Le Conseil constitutionnel se prononce, le 25 juillet 1989, sur la conformité de la loi relative à la définition et à la mise en œuvre de principes d’aménagement. Les parlementaires auteurs de la saisine critiquent particulièrement les nouveaux critères de qualification des terrains à bâtir ainsi que le régime de déclaration préalable des divisions foncières. Ils soutiennent que ces dispositions méconnaissent la protection de la propriété privée, la compétence du juge judiciaire, le principe d’égalité et la réserve de compétence législative. La question posée au juge constitutionnel est de savoir si l’intervention de l’administration dans la qualification des biens et l’exercice du droit de propriété porte une atteinte inconstitutionnelle à ce dernier. Le Conseil constitutionnel écarte les griefs en distinguant la liberté individuelle du droit de propriété et en validant des limitations justifiées par l’intérêt général. L’analyse de cette décision suppose d’examiner l’encadrement du rôle du juge face aux critères administratifs avant d’étudier la légitimité des restrictions apportées à la libre disposition des sols.
I. L’encadrement juridictionnel de la propriété face aux critères administratifs
A. La distinction constitutionnelle entre liberté individuelle et droit de propriété
Les auteurs de la saisine affirment que le juge judiciaire, garant des libertés individuelles selon l’article 66 de la Constitution, doit impérativement intervenir dans la protection de la propriété. Le Conseil constitutionnel répond de manière restrictive en précisant que « celui-ci concerne la liberté individuelle et non le droit de propriété ». Cette solution écarte l’idée d’un bloc de garanties constitutionnelles fusionnant la protection physique des personnes et la protection de leur patrimoine immobilier. Le droit de propriété ne bénéficie donc pas de la protection automatique de l’autorité judiciaire au titre de l’article 66 précité. Cette distinction fondamentale permet au législateur d’attribuer des compétences à l’administration sans heurter frontalement les prérogatives constitutionnelles du juge judiciaire.
B. La préservation de l’office du juge judiciaire en matière d’expropriation
La loi modifie les critères du terrain à bâtir en ajoutant un critère de constructibilité déterminé par les documents d’urbanisme. Le juge constitutionnel estime que l’administration ne dispose pas pour autant d’une « faculté de déterminer arbitrairement la qualification des biens immobiliers ». La garantie offerte par l’autorité judiciaire demeure intacte car elle « demeure seule compétente pour déterminer la consistance, l’usage et la valeur des biens ». Le juge de l’expropriation conserve ainsi le pouvoir d’écarter les servitudes administratives s’il constate, de la part de l’expropriant, une « intention dolosive ». Cette compétence résiduelle garantit que l’évaluation du prix du bien reste une prérogative judiciaire souveraine malgré l’influence des règles administratives d’urbanisme.

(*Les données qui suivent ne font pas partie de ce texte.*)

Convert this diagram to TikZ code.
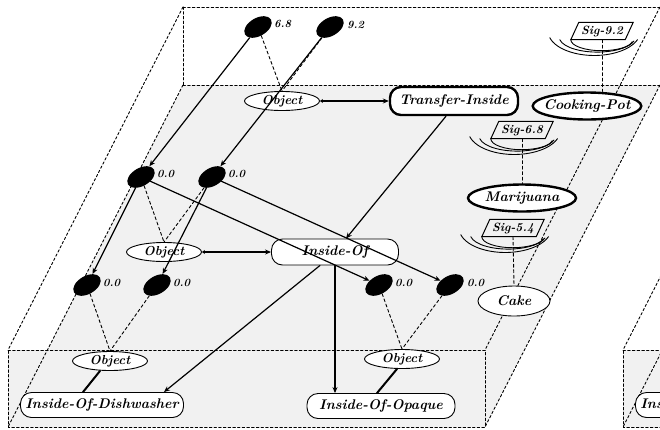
\documentclass[tikz,border=0pt]{standalone}
\usepackage{tikz}
\usetikzlibrary{calc,shapes.geometric,arrows.meta}
\newcommand{\lblfont}{\fontsize{14}{15}\selectfont\bfseries\itshape}
\newcommand{\sigwaves}[1]{%
	\draw[line width=1pt] ($(#1.south west)+(-3,0)$) -- ($(#1.north west)+(5,0)$) -- ($(#1.north east)+(3,0)$) -- ($(#1.south east)+(-5,0)$) -- cycle;
	\draw[line width=0.9pt] ($(#1.south west)+(-3,0)$) arc[start angle=180,end angle=10,x radius=31,y radius=11];
	\draw[line width=0.9pt] ($(#1.south west)+(-14,0)$) arc[start angle=170,end angle=15,x radius=38,y radius=15];
	\draw[line width=0.9pt] ($(#1.south west)+(-24,-2)$) arc[start angle=165,end angle=20,x radius=46,y radius=24];
}

\begin{document}
\begin{tikzpicture}[x=1pt,y=1pt,yscale=-1,line cap=round,>={Stealth[length=6pt,width=5pt]}]
	\tikzstyle{boxedge}=[dash pattern=on 2.5pt off 2.2pt,line width=0.9pt];
	\tikzstyle{edge}=[dash pattern=on 3pt off 2.5pt,line width=0.9pt];
	\tikzstyle{link}=[line width=1.2pt];
	\tikzstyle{twoway}=[line width=1.2pt,{Stealth[length=3pt,width=4pt]}-{Stealth[length=6pt,width=5pt]}];
	\tikzstyle{blob}=[ellipse,fill=black,inner sep=0pt,minimum width=30pt,minimum height=18pt,rotate=30];
	\tikzstyle{val}=[anchor=west,inner sep=0pt,font=\fontsize{11}{12}\selectfont\bfseries\itshape];
	\tikzstyle{obj}=[ellipse,draw,fill=white,line width=0.9pt,inner xsep=-5pt,inner ysep=0pt,minimum width=75pt,minimum height=19pt,font=\lblfont];
	\tikzstyle{rel}=[rectangle,rounded corners=11pt,draw,fill=white,line width=0.9pt,inner sep=0pt,minimum height=25pt,font=\lblfont];
	\tikzstyle{sig}=[inner sep=0pt,minimum width=56pt,minimum height=17pt,font=\fontsize{12}{13}\selectfont\bfseries\itshape];

	\useasboundingbox (0,0) rectangle (660,429);
	\clip (0,0) rectangle (660,429);

	% the two slabs
	\foreach \dx in {0,615} {
	\begin{scope}[xshift=\dx]
	\fill[gray!11] (183,85) -- (660,85) -- (485,427) -- (8,427) -- (8,350) -- (47,350) -- cycle;
	\draw[boxedge] (183,7) -- (662,7);
	\draw[boxedge] (183,85) -- (662,85);
	\draw[boxedge] (183,7) -- (183,85);
	\draw[boxedge] (183,7) -- (8,350);
	\draw[boxedge] (183,85) -- (8,427);
	\draw[boxedge] (660,7) -- (485,350);
	\draw[boxedge] (660,85) -- (485,427);
	\draw[boxedge] (8,350) -- (485,350) -- (485,427) -- (8,427) -- cycle;
	\end{scope}
	}

	% values
	\node[blob] (a1) at (258,27) {};
	\node[val] (a1v) at (274,24) {6.8};
	\node[blob] (a2) at (330,27) {};
	\node[val] (a2v) at (347,25) {9.2};
	\node[blob] (b1) at (141,177) {};
	\node[val] (b1v) at (157,174) {0.0};
	\node[blob] (b2) at (212,177) {};
	\node[val] (b2v) at (228,174) {0.0};
	\node[blob] (c1) at (87,285) {};
	\node[val] (c1v) at (103,283) {0.0};
	\node[blob] (c2) at (157,285) {};
	\node[val] (c2v) at (173,283) {0.0};
	\node[blob] (d1) at (379,285) {};
	\node[val] (d1v) at (395,283) {0.0};
	\node[blob] (d2) at (450,285) {};
	\node[val] (d2v) at (467,283) {0.0};

	% concepts
	\node[obj,font=\fontsize{13}{14}\selectfont\bfseries\itshape] (ob1) at (282,101) {Object};
	\node[obj,font=\fontsize{13}{14}\selectfont\bfseries\itshape] (ob2) at (164,252) {Object};
	\node[obj,font=\fontsize{13}{14}\selectfont\bfseries\itshape] (ob3) at (110,361) {Object};
	\node[obj,font=\fontsize{13}{14}\selectfont\bfseries\itshape] (ob4) at (402,359) {Object};
	\node[rel,line width=2.4pt,minimum width=128pt,minimum height=28pt] (ti) at (454,101) {Transfer-Inside};
	\node[rel,minimum width=127pt,minimum height=26pt] (io) at (335,252) {Inside-Of};
	\node[rel,minimum width=163pt] (dw) at (102,405) {Inside-Of-Dishwasher};
	\node[rel,minimum width=148pt] (op) at (381,406) {Inside-Of-Opaque};
	\node[rel,minimum width=163pt] (dw2) at (717,405) {Inside-Of-Dishwasher};
	\node[obj,line width=2.4pt,minimum width=105pt,minimum height=27pt] (cp) at (587,106) {Cooking-Pot};
	\node[obj,line width=2.4pt,minimum width=108pt,minimum height=27pt] (mj) at (522,198) {Marijuana};
	\node[obj,minimum width=72pt,minimum height=30pt] (ck) at (514,301) {Cake};

	% signals
	\node[sig] (s92) at (602,31) {Sig-9.2};
	\sigwaves{s92}
	\node[sig] (s68) at (522,130) {Sig-6.8};
	\sigwaves{s68}
	\node[sig] (s54) at (513,228) {Sig-5.4};
	\sigwaves{s54}

	\draw[edge] (a1) -- (ob1.north);
	\draw[edge] (a2) -- (ob1.north);
	\draw[edge] (b1) -- (ob2.north);
	\draw[edge] (b2) -- (ob2.north);
	\draw[edge] (c1) -- (ob3.north);
	\draw[edge] (c2) -- (ob3.north);
	\draw[edge] (d1) -- (ob4.north);
	\draw[edge] (d2) -- (ob4.north);
	\draw[edge] (s92.south) -- (s92.south |- cp.north);
	\draw[edge] (s68.south) -- (mj.north);
	\draw[edge] (s54.south) -- (ck.north);

	\draw[link,->] (a1) -- (b1);
	\draw[link,->] (b1) -- (c1);
	\draw[link,->] (a2) -- (b2);
	\draw[link,->] (b2) -- (c2);
	\draw[link,->] (b1) -- (d1);
	\draw[link,->] (b2) -- (d2);
	\draw[twoway] (ob1) -- (ti);
	\draw[twoway] (ob2) -- (io);
	\draw[link,->] ($(ti.south)+(-8,0)$) -- (io);
	\draw[link,->] ($(io.south)+(-15,0)$) -- ($(dw.north east)+(-20,0)$);
	\draw[link,->] (io.south) -- (io.south |- op.north);
	\draw[line width=2pt] ($(ob3.south)+(-10,0)$) -- ($(dw.north)+(-19,0)$);
	\draw[line width=2pt] ($(ob4.south)+(-5,0)$) -- ($(op.north)+(-4,0)$);
\end{tikzpicture}
\end{document}
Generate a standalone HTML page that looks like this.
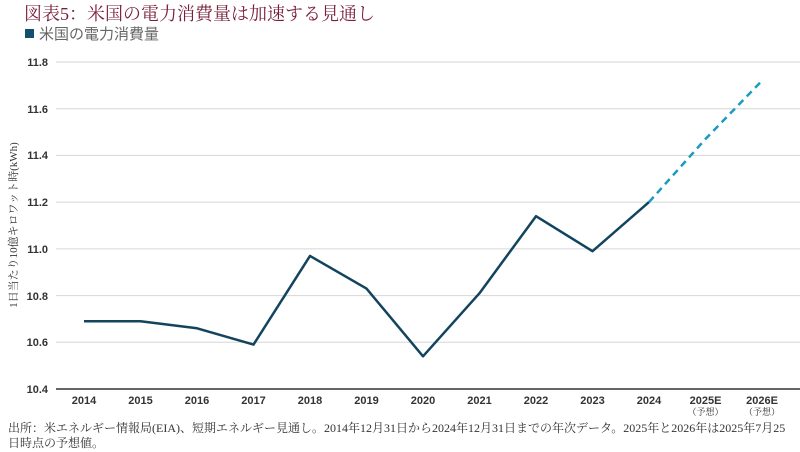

II. La validité des restrictions à la libre disposition du domaine foncier
A. Le caractère non privatif des limitations imposées par l’intérêt général
L’article 13 de la loi soumet certaines divisions foncières à une déclaration préalable pour protéger les milieux naturels et les paysages. Les requérants voient dans ce mécanisme une dénaturation de la propriété par la perte de la libre disposition du bien par son titulaire. Le Conseil considère toutefois que la loi « n’a ni pour objet ni pour effet d’entraîner la privation du droit de propriété ». Il s’agit d’une simple « limitation à certaines modalités de son exercice » qui ne présente pas un caractère de gravité suffisant. Cette restriction est validée car elle poursuit des « fins d’intérêt général définies avec une précision suffisante » par le texte législatif. L’atteinte n’est pas jugée disproportionnée au regard des objectifs de sauvegarde des sites et des équilibres biologiques.
B. La conformité des mesures aux principes d’égalité et de légalité
Le grief tiré de la violation du principe d’égalité est également écarté car la loi permet d’appliquer des règles différentes à des situations concrètes distinctes. La protection des sites naturels nécessite des appréciations locales que l’administration peut légitimement fonder sur des critères géographiques et environnementaux spécifiques. Concernant l’article 34 de la Constitution, le Conseil juge que le législateur a fixé de façon assez précise les limitations apportées au droit de propriété. Le renvoi au pouvoir réglementaire pour déterminer les conditions d’application de la déclaration préalable ne constitue pas une « délégation de la compétence législative ». La loi définit les principes fondamentaux tandis que le décret précise les modalités techniques de mise en œuvre de la publicité et de la procédure.